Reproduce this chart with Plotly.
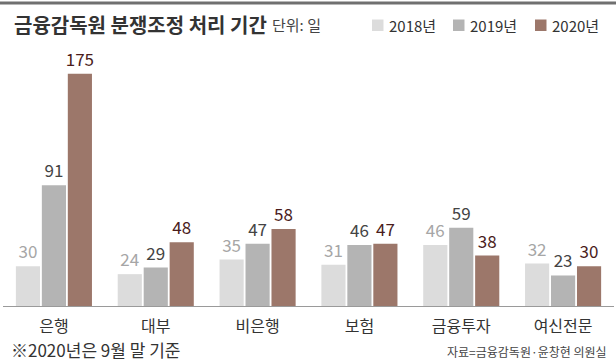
import plotly.graph_objects as go

categories = ["은행", "대부", "비은행", "보험", "금융투자", "여신전문"]
v2018 = [30, 24, 35, 31, 46, 32]
v2019 = [91, 29, 47, 46, 59, 23]
v2020 = [175, 48, 58, 47, 38, 30]
series_names = ["2018년", "2019년", "2020년"]
bar_colors = ["#dcdcdc", "#b4b4b4", "#9c776a"]
text_colors = ["#a6a6a6", "#444444", "#4a1c1c"]

FONT = "Noto Sans CJK KR"
L, R, T, B = 3, 2, 60, 55
W, H = 616, 361
PW, PH = W - L - R, H - T - B

def px(x):
    return (x - L) / PW

def py(y):
    return (H - B - y) / PH

fig = go.Figure()
for name, vals, c, tc in zip(series_names, [v2018, v2019, v2020], bar_colors, text_colors):
    fig.add_trace(go.Bar(
        x=categories, y=vals, name=name, marker_color=c, marker_line_width=0,
        text=[str(v) for v in vals], textposition="outside",
        textfont=dict(family=FONT, size=17, color=tc),
        constraintext="none", cliponaxis=False, showlegend=False,
    ))

ann = [
    dict(text="<b>금융감독원 분쟁조정 처리 기간</b>", x=px(12), y=py(24), font=dict(size=20, color="#333333")),
    dict(text="단위: 일", x=px(270), y=py(25), font=dict(size=15, color="#444444")),
    dict(text="※2020년은 9월 말 기준", x=px(9), y=py(349), font=dict(size=17, color="#333333")),
    dict(text="자료=금융감독원·윤창현 의원실", x=px(609), y=py(351), font=dict(size=12, color="#444444"), xanchor="right"),
]
shapes = [dict(type="line", xref="paper", yref="paper", x0=px(0), x1=px(616), y0=py(3), y1=py(3),
               line=dict(color="#707070", width=3))]
leg_x = [372, 453, 535]
for lx, name, c in zip(leg_x, series_names, bar_colors):
    shapes.append(dict(type="rect", xref="paper", yref="paper", x0=px(lx), x1=px(lx + 11.5),
                       y0=py(31), y1=py(19.5), fillcolor=c, line=dict(width=0)))
    ann.append(dict(text=name, x=px(lx + 15), y=py(25.5), font=dict(size=15, color="#333333")))

annotations = []
for a in ann:
    d = dict(xref="paper", yref="paper", showarrow=False, xanchor="left", yanchor="middle")
    d.update(a)
    d["font"] = dict(family=FONT, **a["font"])
    annotations.append(d)

fig.update_layout(
    width=W, height=H,
    margin=dict(l=L, r=R, t=T, b=B, pad=0),
    paper_bgcolor="white", plot_bgcolor="white",
    barmode="group", bargap=0.235, bargroupgap=0.07,
    font=dict(family=FONT),
    xaxis=dict(showline=True, linecolor="#9a9a9a", linewidth=1, ticks="", ticklabelstandoff=6,
               tickfont=dict(family=FONT, size=16, color="#333333"), showgrid=False),
    yaxis=dict(range=[0, 185.4], visible=False, showgrid=False, zeroline=False),
    annotations=annotations,
    shapes=shapes,
)

fig.write_html("out.html", config={"displayModeBar": False},
               post_script="document.body.style.margin='0';document.body.style.overflow='hidden';")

------------

- DIRECTIONS FOR THIS TASK:
Keep the pictures out of the copy and return the rest of the data above exactly.

- EXERCISE SOLUTION:
Reproduce this chart with Plotly.
import plotly.graph_objects as go

categories = ["은행", "대부", "비은행", "보험", "금융투자", "여신전문"]
v2018 = [30, 24, 35, 31, 46, 32]
v2019 = [91, 29, 47, 46, 59, 23]
v2020 = [175, 48, 58, 47, 38, 30]
series_names = ["2018년", "2019년", "2020년"]
bar_colors = ["#dcdcdc", "#b4b4b4", "#9c776a"]
text_colors = ["#a6a6a6", "#444444", "#4a1c1c"]

FONT = "Noto Sans CJK KR"
L, R, T, B = 3, 2, 60, 55
W, H = 616, 361
PW, PH = W - L - R, H - T - B

def px(x):
    return (x - L) / PW

def py(y):
    return (H - B - y) / PH

fig = go.Figure()
for name, vals, c, tc in zip(series_names, [v2018, v2019, v2020], bar_colors, text_colors):
    fig.add_trace(go.Bar(
        x=categories, y=vals, name=name, marker_color=c, marker_line_width=0,
        text=[str(v) for v in vals], textposition="outside",
        textfont=dict(family=FONT, size=17, color=tc),
        constraintext="none", cliponaxis=False, showlegend=False,
    ))

ann = [
    dict(text="<b>금융감독원 분쟁조정 처리 기간</b>", x=px(12), y=py(24), font=dict(size=20, color="#333333")),
    dict(text="단위: 일", x=px(270), y=py(25), font=dict(size=15, color="#444444")),
    dict(text="※2020년은 9월 말 기준", x=px(9), y=py(349), font=dict(size=17, color="#333333")),
    dict(text="자료=금융감독원·윤창현 의원실", x=px(609), y=py(351), font=dict(size=12, color="#444444"), xanchor="right"),
]
shapes = [dict(type="line", xref="paper", yref="paper", x0=px(0), x1=px(616), y0=py(3), y1=py(3),
               line=dict(color="#707070", width=3))]
leg_x = [372, 453, 535]
for lx, name, c in zip(leg_x, series_names, bar_colors):
    shapes.append(dict(type="rect", xref="paper", yref="paper", x0=px(lx), x1=px(lx + 11.5),
                       y0=py(31), y1=py(19.5), fillcolor=c, line=dict(width=0)))
    ann.append(dict(text=name, x=px(lx + 15), y=py(25.5), font=dict(size=15, color="#333333")))

annotations = []
for a in ann:
    d = dict(xref="paper", yref="paper", showarrow=False, xanchor="left", yanchor="middle")
    d.update(a)
    d["font"] = dict(family=FONT, **a["font"])
    annotations.append(d)

fig.update_layout(
    width=W, height=H,
    margin=dict(l=L, r=R, t=T, b=B, pad=0),
    paper_bgcolor="white", plot_bgcolor="white",
    barmode="group", bargap=0.235, bargroupgap=0.07,
    font=dict(family=FONT),
    xaxis=dict(showline=True, linecolor="#9a9a9a", linewidth=1, ticks="", ticklabelstandoff=6,
               tickfont=dict(family=FONT, size=16, color="#333333"), showgrid=False),
    yaxis=dict(range=[0, 185.4], visible=False, showgrid=False, zeroline=False),
    annotations=annotations,
    shapes=shapes,
)

fig.write_html("out.html", config={"displayModeBar": False},
               post_script="document.body.style.margin='0';document.body.style.overflow='hidden';")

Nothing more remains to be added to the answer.